Question

If M(t), t ∈ \(\R\), is the moment generating function of a random variable, then which one of the following is NOT the moment generating function of any random variable ?

• A. \(\frac{5e^{-5t}}{1-4t^2}M(t),|t| < \frac{1}{2}\)
• B. e^-tM(t), t ∈ \(\R\)
• C. \(\frac{1+e^t}{2(2-e^t)}M(t), t < \ln2\)
• D. M(4t), t ∈ \(\R\)

Answer 1

The Correct Option is A

To determine which given function is NOT a moment-generating function (MGF) of any random variable, we need to understand the properties of MGFs:

• An MGF, denoted by \(M(t)\), exists for some random variable if it is finite for all \(t\) in some open interval containing 0.
• MGFs are used to uniquely determine the distribution of the random variable, provided the MGF exists in a neighborhood of zero.
• MGFs must be analytic, meaning they must be expressible as a power series and defined in an interval around \(t = 0\).

Let's evaluate the given options:

1. \(\frac{5e^{-5t}}{1-4t^2}M(t), |t| < \frac{1}{2}\)
2. \(e^{-t}M(t), t \in \R\)
3. \(\frac{1+e^t}{2(2-e^t)}M(t), t < \ln2\)
4. \(M(4t), t \in \R\)

Consider each option:

• Option 1: \(\frac{5e^{-5t}}{1-4t^2}M(t)\)
  • The term \(\frac{1}{1-4t^2}\) suggests a form similar to a geometric series, which becomes infinite at \(t = \pm \frac{1}{2}\).
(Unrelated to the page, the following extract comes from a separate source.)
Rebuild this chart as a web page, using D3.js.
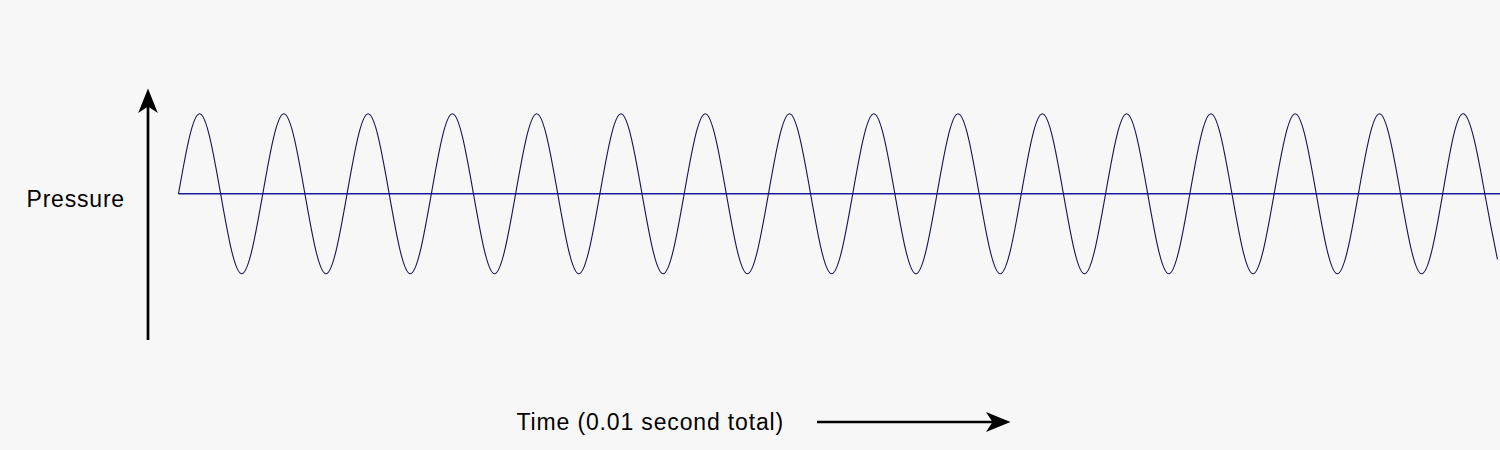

Since MGFs need to be finite in a neighborhood of zero, this function cannot be an MGF because it becomes infinite within the valid region \(|t| < \frac{1}{2}\).
• Option 2: \(e^{-t}M(t)\)
  • Multiplying an MGF by an exponential function \(e^{-t}\) retains the analyticity and bounded nature of the MGF near \(t = 0\), assuming \(M(t)\) is valid for all \(t \in \R\). This is possible.
• Option 3: \(\frac{1+e^t}{2(2-e^t)}M(t)\)
  • This function involves the term \(\frac{1}{2-e^t}\). The denominator is zero at \(t = \ln 2\), hence it is undefined at this point. However, the function can still be finite in the given region \(t < \ln2\).
• Option 4: \(M(4t)\)
  • Rescaling the argument of an MGF retains its properties as an MGF, so long as \(M(t)\) is valid for the rescaled domain. This can still be an MGF.

Based on the analysis, the correct answer is:

\(\frac{5e^{-5t}}{1-4t^2}M(t), |t| < \frac{1}{2}\) because it is not finite at all points within its stipulated domain, making it unsuitable as an MGF.